Two details bite here. Agents are often worst calibrated on the rare, high-stakes class, precisely because it’s rare. That’s the class carrying your extreme threshold, so a global average hides the failure that matters. And the map drifts as ticket mix shifts, so re-measure it on a schedule. The technique matters less than the habit. Until you’ve measured the gap, no threshold has earned your trust.

The rule in code

Here it is as a teaching toy. A few lines to make the structure visible, not something I’ve built or shipped.

def should_act_autonomously(stated_confidence: float,
                            cost_of_error: float,
                            cost_of_escalation: float,
                            calibrate) -> bool:
    """
    Teaching toy: act alone or escalate, by expected cost.

    `calibrate` maps stated confidence to a measured
    probability of being correct, built from logged
    decisions and realised outcomes.
    """
    p_correct = calibrate(stated_confidence)

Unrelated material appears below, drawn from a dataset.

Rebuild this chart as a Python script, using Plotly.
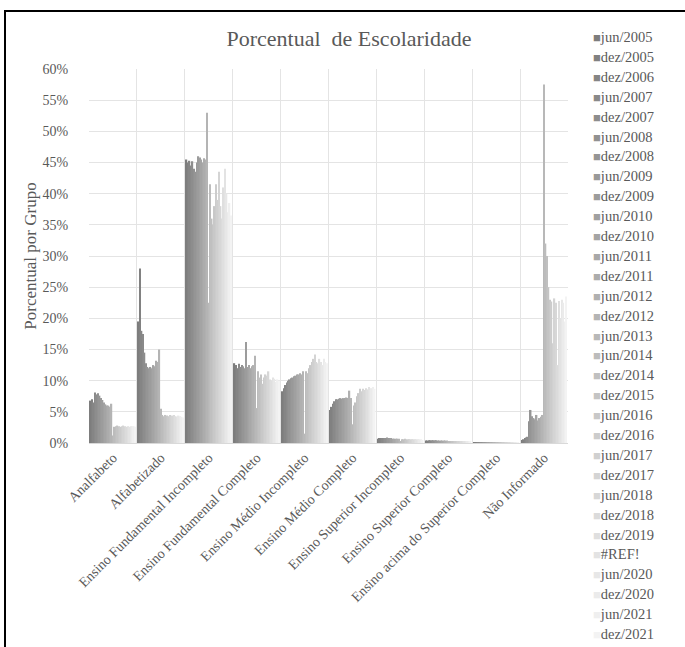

    expected_cost_of_acting = (1 - p_correct) * cost_of_error
    expected_cost_of_asking = cost_of_escalation

    return expected_cost_of_acting < expected_cost_of_asking

There’s nothing fancy inside the function. What really matters is how you choose the three inputs. That’s where your effort should go, rather than arguing about whether the magic number should be 0.85 or 0.92.

Where the numbers get messy

Two factors make the inputs more complicated.

Escalation cost isn’t just minutes times salary. Escalations pile into a queue, and queues congest. Worse, over-escalation trains reviewers to rubber-stamp. Send someone forty routine refunds an hour and within a week they’ve stopped reading them. A human who approves everything isn’t a control. It’s a ritual. So the marginal escalation costs more than it looks, and the gap widens with volume.

And remember the assumption we parked earlier: the human gets it right. Often they don’t. Give the specialist an error rate h and the rule becomes act when (1 − p) × error cost is less than escalation cost plus h × error cost. Usually h is small enough to ignore. On genuinely ambiguous tickets it isn’t, and it tilts the threshold back towards the agent. That surprises people.

Neither of these issues changes the overall approach; they just affect the numbers. That’s the benefit of using a numerical method.

Doing this for your own agent

The procedure is short.

First, group the agent’s decisions into classes where the cost of a mistake is about the same. For example, put refunds in one class and security incidents in another. If you can’t estimate the cost of a mistake for a class, it’s not ready for autonomy yet. In fact, figuring this out is a valuable part of the process.

Then price each class. Talk to the people who clean up the mess, not just the people who built the agent. Finance and support ops know these numbers better than engineering does, and they’re usually delighted someone finally asked.

Also, estimate the cost of escalation, including the effects of congestion and rubber-stamping.

Use the corrected probability in your rule, not the raw score.

Last step: derive the threshold per class from the cost ratio, and let it move when costs move. A new fraud pattern raises the price of a security mistake, so that threshold rises with it. No meeting required, because it’s derived rather than decreed.

In the end, your agent will have several thresholds, not just one. It will have more autonomy where mistakes are cheap, and much less where mistakes are costly. The model and the comparison stay the same.

And that’s the honest answer to the question everyone starts with. “How confident should my agent be before it acts alone?” can’t be answered, because it’s underspecified. “What does a wrong call cost here, and what does asking cost?” can. Set the threshold as a price. The percentage sorts itself out.